En todo este escenario, se presentan los resultados del censo nacional agropecuario, el cual evidenció que existe una situación mucho más crítica en el campo colombiano. Es así como para 2014, el índice de pobreza multidimensional en el campo es del 44,7 por ciento, el doble del registro total nacional. También resulta muy preocupante que la fuerza de trabajo joven está abandonando el campo, porque no ve allí posibilidades de futuro. El Censo corroboró el alto grado de concentración de la tierra. Es así como el 70 por ciento de las unidades de producción agropecuaria (UPA) tienen menos de 5 hectáreas y ocupan menos del 5 por ciento del área censada, mientras que terrenos de más de 500 hectáreas están en manos del 0,4 por ciento de los propietarios y representa el 41,1 por ciento de las 113 millones hectáreas censadas. También se confirma que del total del área rural, el 80,4 por ciento se dedica a pastos, mientras que solo el 19,1 por ciento a cultivos; esto corresponde a un poco más de 7 millones de hectáreas. De esta área de uso agrícola, se destina a cultivos permanentes, el 74,8 por ciento, y solo el 16 por ciento corresponde a cultivos transitorios. Destaca la profunda crisis por la que atraviesa la economía campesina y la producción nacional de alimentos, puesto que históricamente los pequeños agricultores habían sido los proveedores de cerca del 70 por ciento de los alimentos básicos, pero las fallidas políticas rurales han llevado a que actualmente el país esté importando más del 28 por ciento de la comida, sin contar los considerables volúmenes de alimentos que entran de contrabando.

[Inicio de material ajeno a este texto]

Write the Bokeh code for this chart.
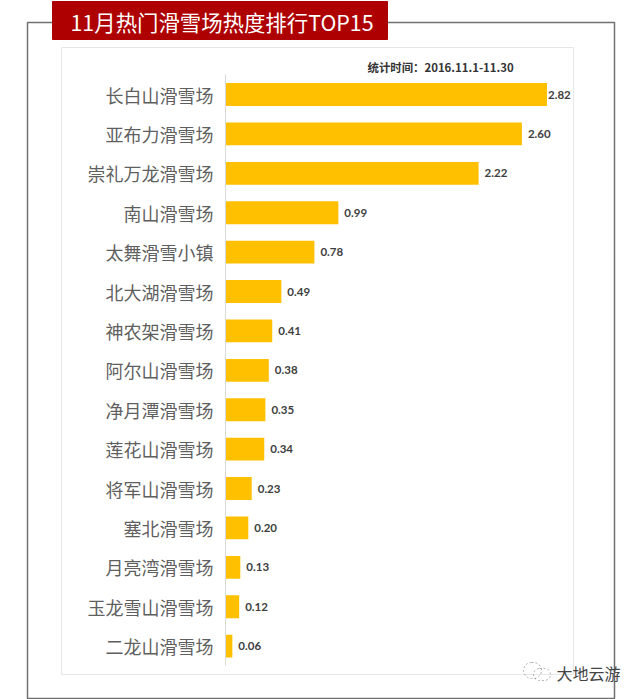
from bokeh.plotting import figure
from bokeh.models import Range1d, BoxAnnotation, Label, ColumnDataSource, FixedTicker
from bokeh.core.properties import value
from bokeh.embed import file_html
from bokeh.resources import INLINE

title_text = "11月热门滑雪场热度排行TOP15"
period_text = "统计时间：2016.11.1-11.30"
watermark = "大地云游"
resorts = ["长白山滑雪场", "亚布力滑雪场", "崇礼万龙滑雪场", "南山滑雪场", "太舞滑雪小镇",
           "北大湖滑雪场", "神农架滑雪场", "阿尔山滑雪场", "净月潭滑雪场", "莲花山滑雪场",
           "将军山滑雪场", "塞北滑雪场", "月亮湾滑雪场", "玉龙雪山滑雪场", "二龙山滑雪场"]
heat = [2.82, 2.60, 2.22, 0.99, 0.78, 0.49, 0.41, 0.38, 0.35, 0.34, 0.23, 0.20, 0.13, 0.12, 0.06]
ranks = list(range(1, 16))
label_offsets = [1] + [6] * 14

W, H = 640, 699
CJK = "Noto Sans CJK SC"

p = figure(width=W, height=H, output_backend="svg", toolbar_location=None,
           x_range=Range1d(-225 / 114.0, 415 / 114.0), y_range=Range1d(16.355, -1.386),
           x_axis_location=None,
           min_border_left=0, min_border_right=0, min_border_top=0, min_border_bottom=0,
           outline_line_color=None, background_fill_color="white", border_fill_color="white")
p.grid.visible = False
ax = p.yaxis[0]
ax.fixed_location = 0
ax.bounds = (0.5, 15.5)
ax.ticker = FixedTicker(ticks=ranks)
ax.major_label_overrides = {r: n for r, n in zip(ranks, resorts)}
ax.axis_line_color = "#d9d9d9"
ax.major_tick_line_color = None
ax.minor_tick_line_color = None
ax.major_label_standoff = 6
ax.major_label_text_font = CJK
ax.major_label_text_font_size = "18px"
ax.major_label_text_color = "#5f5f5f"


def box(l, r, t, b, **kw):
    p.add_layout(BoxAnnotation(left=l, right=r, top=H - t, bottom=H - b,
                               left_units="screen", right_units="screen",
                               top_units="screen", bottom_units="screen", **kw))


def text(x, y, s, **kw):
    p.add_layout(Label(x=x, y=H - y, x_units="screen", y_units="screen", text=s, **kw))


box(27, 614, 22, 698, fill_alpha=0, line_color="#707070", line_alpha=1, line_width=1.5, level="underlay")
box(61, 573, 47, 674, fill_alpha=0, line_color="#e6e6e6", line_alpha=1, line_width=1, level="underlay")
box(52, 387, 1, 39, fill_color="#ae0000", fill_alpha=1, line_color="#ae0000", line_alpha=1)
text(70, 21, title_text, text_color="white", text_font=CJK, text_font_size="21.4px",
     text_baseline="middle", text_align="left")
text(367, 66, period_text, text_color="#333333", text_font=CJK, text_font_size="11.4px",
     text_font_style="bold", text_baseline="middle", text_align="left")

src = ColumnDataSource(dict(y=ranks, v=heat, s=[f"{v:.2f}" for v in heat], dx=label_offsets))
p.hbar(y="y", right="v", left=0, height=0.58, source=src, fill_color="#ffc000", line_color=None)
p.text(x="v", y="y", text="s", x_offset="dx", source=src, text_font=value("Lato"), text_font_size="11.5px",
       text_font_style="bold", text_color="#404040", text_baseline="middle", text_align="left")

box(523, 541, 662, 678, fill_alpha=0, line_color="#777777", line_alpha=0.7, line_width=0.8, line_dash="2 2", border_radius=8)
box(533, 550, 668, 680, fill_alpha=0, line_color="#777777", line_alpha=0.7, line_width=0.8, line_dash="2 2", border_radius=6)
text(556, 672, watermark, text_color="#444444", text_font=CJK, text_font_size="16px",
     text_baseline="middle", text_align="left")

open("out.html", "w").write(file_html(p, INLINE))
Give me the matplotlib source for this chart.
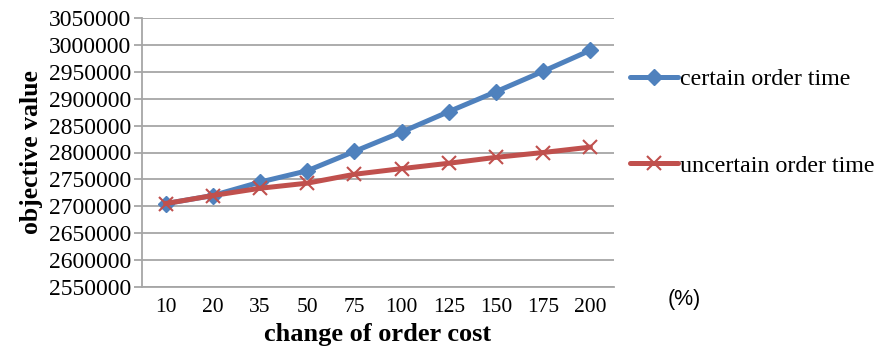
import matplotlib
matplotlib.use("Agg")
import matplotlib.pyplot as plt
import numpy as np

categories = ["10", "20", "35", "50", "75", "100", "125", "150", "175", "200"]
certain = [2705000, 2720000, 2745000, 2766000, 2802000, 2838000, 2876000, 2913000, 2951000, 2990000]
uncertain = [2705000, 2720000, 2733500, 2743000, 2759500, 2770000, 2780000, 2791000, 2800000, 2810000]
yticks = list(range(2550000, 3050001, 50000))

plt.rcParams['font.family'] = ['Liberation Serif', 'DejaVu Serif']

fig = plt.figure(figsize=(8.78, 3.49), dpi=100)
ax = fig.add_axes([142/878, 1-287/349, (614-142)/878, (287-18)/349])

x = np.arange(len(categories))
blue = '#4F81BD'
red = '#C0504D'
ax.plot(x, certain, color=blue, lw=3.6, marker='D', ms=8, mfc=blue, mec=blue,
        label='certain order time', zorder=3, solid_capstyle='round')
ax.plot(x, uncertain, color=red, lw=3.6, marker='x', ms=10, mew=1.5, mec=red,
        label='uncertain order time', zorder=4, solid_capstyle='round')

ax.set_xlim(-0.5, len(categories)-0.5)
ax.set_ylim(2550000, 3050000)
ax.set_yticks(yticks)
ax.set_yticklabels([str(v) for v in yticks], fontsize=17)
ax.set_xticks(x)
ax.set_xticklabels(categories, fontsize=15.5)
ax.grid(axis='y', color='#A6A6A6', lw=1.3)
ax.set_axisbelow(True)
for s in ['top', 'right']:
    ax.spines[s].set_visible(False)
for s in ['left', 'bottom']:
    ax.spines[s].set_color('#A6A6A6')
    ax.spines[s].set_linewidth(1.3)
ax.tick_params(axis='y', length=6, color='#A6A6A6', width=1.3, pad=2)
ax.tick_params(axis='x', length=0, pad=8)

ax.set_ylabel('objective value', fontsize=18.5, fontweight='bold', labelpad=4)
ax.set_xlabel('change of order cost', fontsize=19, fontweight='bold', labelpad=4)

fig.text(684/878, 1-300/349, '(%)', fontsize=15.5, family='Liberation Sans',
         ha='center', va='center')

fig.legend(loc='center left', bbox_to_anchor=(0.717, 0.649), frameon=False,
           fontsize=17.3, labelspacing=2.7, handlelength=2.0, handletextpad=0.1,
           borderpad=0, borderaxespad=0)

fig.savefig('out.png', dpi=100)
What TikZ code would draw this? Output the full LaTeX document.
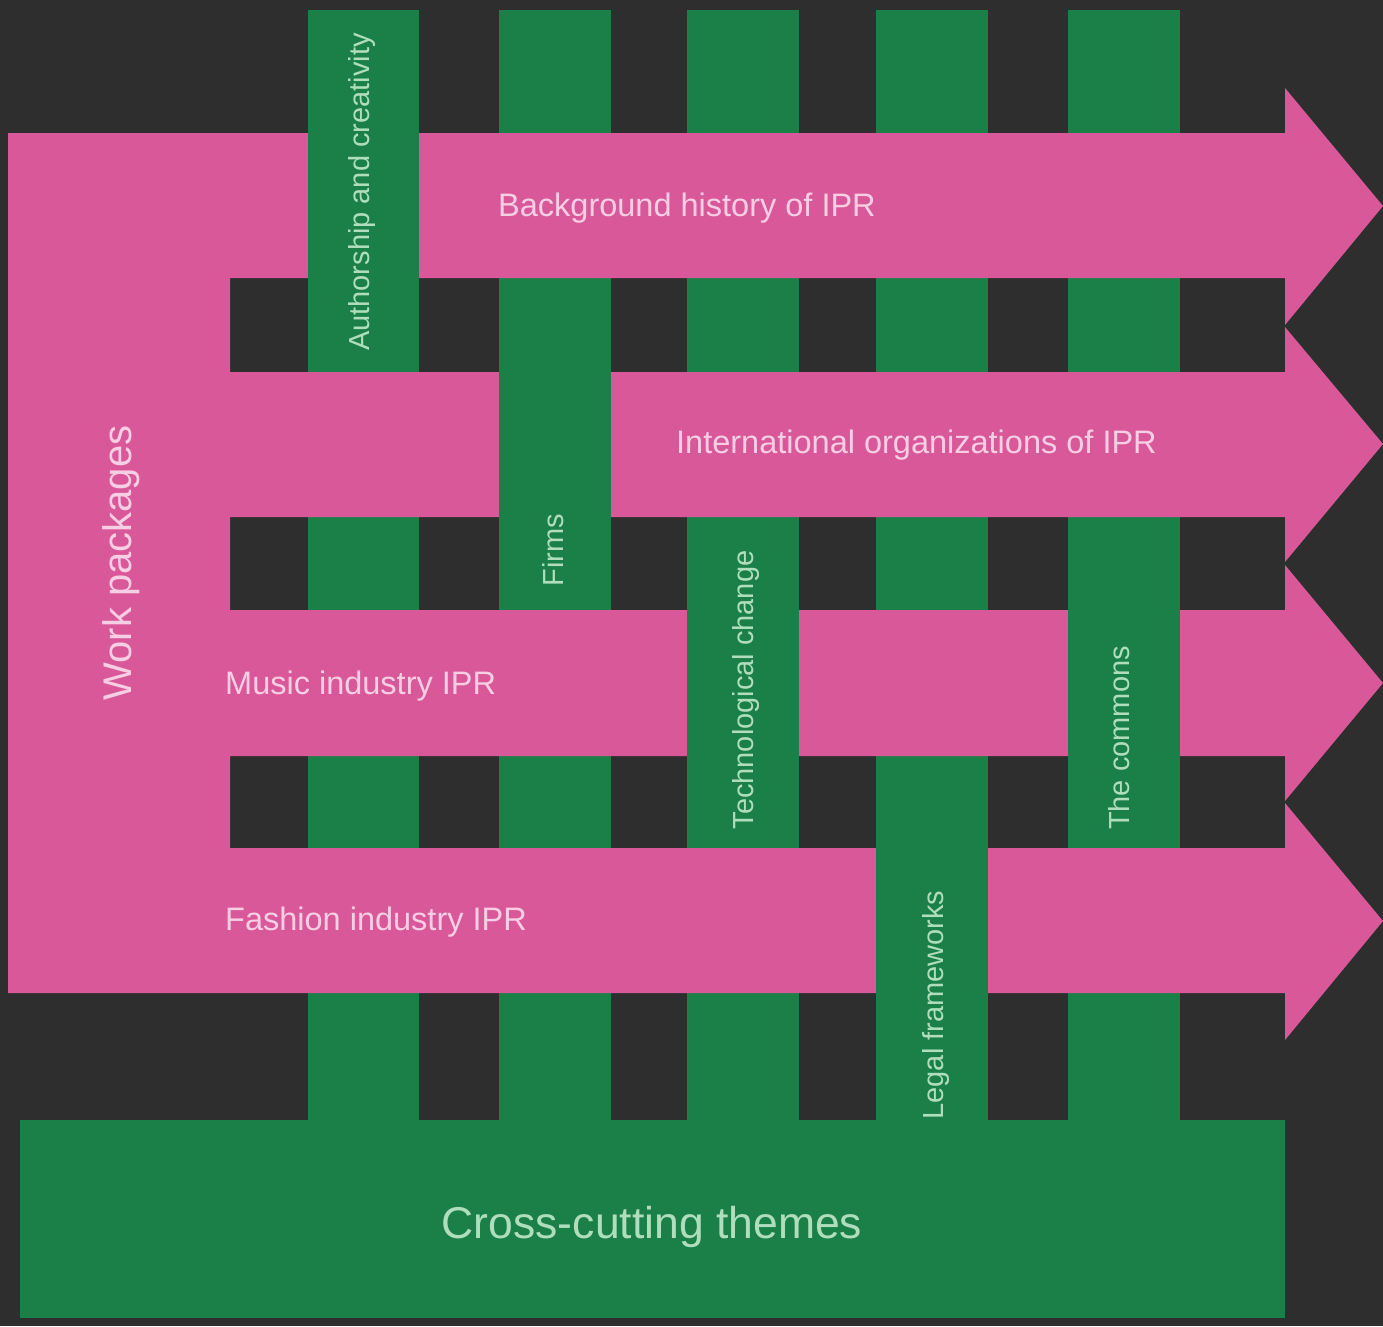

En este número de la revista Semillas, buscamos develar el telón de fondo que tiene la política de tierras y desarrollo rural del actual gobierno, la cual bajo el velo y el discurso de política de “paz territorial”, se pretende revivir las fallidas locomotoras que reiterativamente han llevado al campo colombiano a su más profunda crisis. No obstante, queda la esperanza que en medio de este caos, en el país muchos pueblos y comunidades rurales están reconstruyendo sus sistemas productivos, recuperando y defendiendo sus semillas criollas, su soberanía y autonomía alimentaria y por todo el país se están fortaleciéndose las acciones de resistencia y de construcción de un nuevo país incluyente y con derechos, frente a este modelo avasallador, que pretende convertir a los campos de Colombia en una inmensa maquila agroindustrial y minera, expulsora de indígenas, afrodescendientes y campesinos.